As we all know, coping is typically cantilevered just beyond the vertical edge of the bond beam and out over the pool. What I did was take that coping concept and turn it vertically: This created a natural border than enabled me to terminate the flow of tile in a way that made visual sense – and did so without drawing undue attention to design elements such as risers on poolside steps.

In basic terms, what this involves is taking a stone, brick or concrete element of some kind and using it to create a protrusion that extends just beyond the established surface of, say, a raised bond beam, and then I butt the tile up against it. The choice of material depends on the overall design and other material choices, but the idea is always the same: What you want to do is set up a three-dimensional border scheme.

In Figure 1 (above), for example, I set up the coping (a grayish/cream-colored Leuters limestone from Texas) on the top of a raised bond beam and on a set of adjacent steps. The coping stones stuck out far enough that I was able to terminate the tile – a custom blend of four colors from Boyce & Bean of Oceanside, Calif. – underneath them. It doesn’t matter that the material I was containing is a beautiful glass tile: It would have looked weak and degraded on the steps’ risers, but it works here visually because I’ve kept the tile where it belongs.
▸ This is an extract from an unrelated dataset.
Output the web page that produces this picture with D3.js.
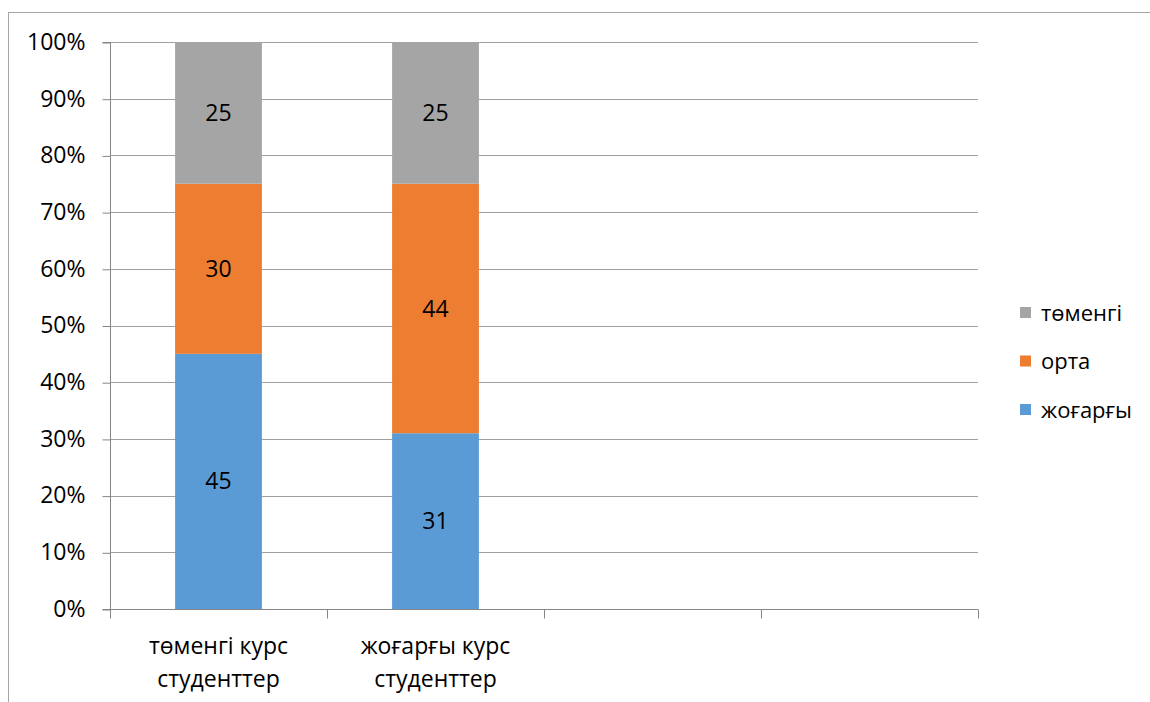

Don’t let the clean, simple look deceive you, however, because setting up these visual effects for best results is a lot of work.

EASIER SAID

Take a look at Figure 2 (below) as a case in point: What you see here is a glazed, six-by-six-inch, greenish-gray, machine-made tile on the face of a raised bond beam topped by a poured-in-place concrete coping. The look is quite simple and elegant, but achieving it was difficult because the vertical concrete coping had to be absolutely dead on. In fact, any imperfection here would have stuck out like a sore thumb.

Look at it this way: The detail is all about creating a clean transition in what might be a highly visible place on the face of a bond beam, say, as it flows onto the front of steps or some other hardscape structure. To use this approach, you need to know exactly what you’re going to do at the design stage and make certain everything leading up to installation is done with the needs of this detail firmly in mind.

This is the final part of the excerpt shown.